Quais contribuições a senhora levará ao encontro no Rio?
Estarei lá como um dos “advogados do milênio”. O Millennium Development Goals (MDG) Advocacy Group é uma organização que trabalha com o secretário-geral da ONU, Ban Ki-moon, para fazer articulação política em benefício dos países pobres e vulneráveis. Para a Rio+20, sugeri uma autoconvocação dos líderes morais do planeta, aqueles que, nos mais diferentes espaços da vida econômica, social, científica e política, estão envolvidos com a causa, não sob a perspectiva imediatista, que nos torna reféns dos interesses das corporações ou da conjuntura política. A ideia é de que, antes da chegada dos chefes de Estado ao encontro, os líderes morais apresentem os pontos necessários para enfrentar o problema. Assim, criamos um espaço de mobilização independente, em que a sociedade possa ouvir da boca dos cientistas qual o tamanho do desafio que temos pela frente.

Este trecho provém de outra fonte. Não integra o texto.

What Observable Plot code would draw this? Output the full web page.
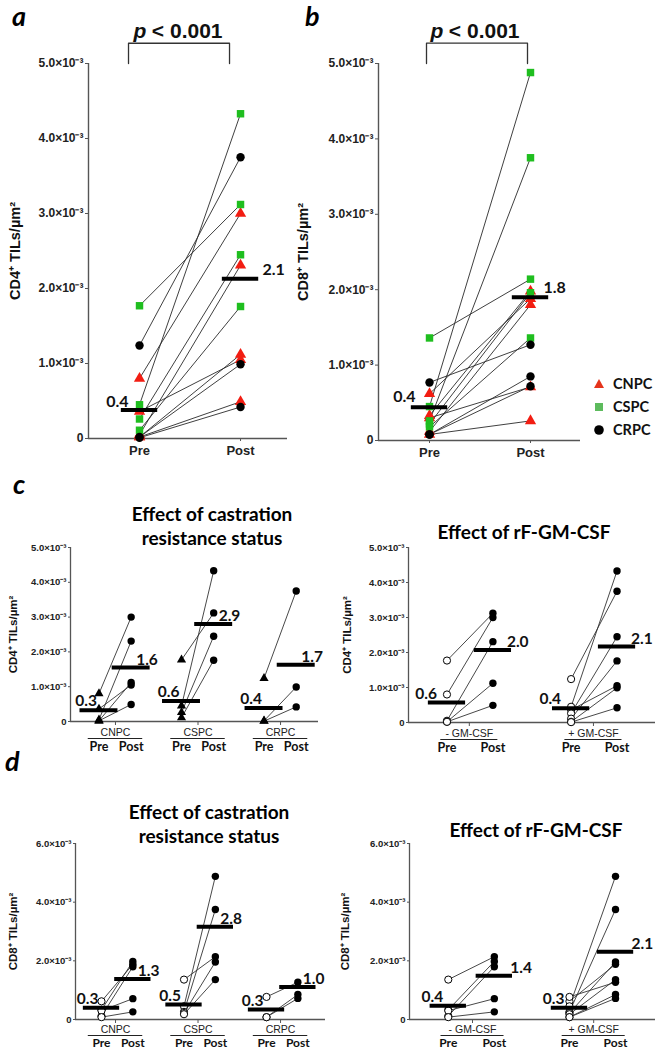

O que a senhora acha que mudou no Brasil quanto às questões socioambientais desde a Rio 92? Avançamos nesse quesito?
Evoluiu a consciência das pessoas. Basta considerar que mais de 20 anos atrás Chico Mendes foi assassinado e apenas meia dúzia de pessoas estavam envolvidas com a causa da Amazônia. Hoje há toda a polêmica em torno do Código Florestal e pesquisas de opinião mostram que 80% dos brasileiros preferem pagar mais pelos alimentos para proteger a floresta. Creio que são os maiores indicadores de que a consciência é outra. Isso ainda não se traduz em mudança de atitude, mas há muitos passos nessa direção. Nas duas décadas passadas, evoluiu também a base legal para a proteção de nossos ativos ambientais. Temos agora uma lei de crimes contra a natureza, o mapa dos biomas brasileiros e das zonas prioritárias para conservação da biodiversidade, uma lei nacional das águas e um sistema nacional de unidades de conservação, com 70 milhões de hectares de áreas preservadas. Orgulho-me de saber que, desse total, 24 milhões de hectares foram criados durante a minha gestão como ministra do Meio Ambiente, de 2003 a 2008. Se não houvesse essa evolução de consciência, sequer teria sido possível implementar o Plano de Combate ao Desmatamento, que levou à redução de 80% da derrubada da floresta graças à inibição de 1,5 mil propriedades ilegais e à aplicação de 4 bilhões de reais em multas.
Tal consciência despontou nos políticos ou nos cidadãos?
Sobretudo nos cidadãos. Apesar disso existe um retrocesso, em que a maioria dos políticos quer alterar o Código Florestal e a legislação de criação de terras indígenas no Brasil. Também removeram as competências do Ibama para fiscalizar o desmatamento e no primeiro ano da presidente Dilma nenhum hectare de unidade de conservação sequer foi criado. Vejo, então, um paradoxo: enquanto aumenta a consciência ambiental das pessoas, notamos um recuo da representação política, pautada por grupos – ainda que minoritários – mais conservadores, na questão socioambiental. É um fenômeno que acontece no mundo inteiro. Há um lobby pesado contra qualquer medida nos Estados Unidos em relação à Convenção do Clima. Mas em boa parte da sociedade mundial cresceu a consciência socioambiental.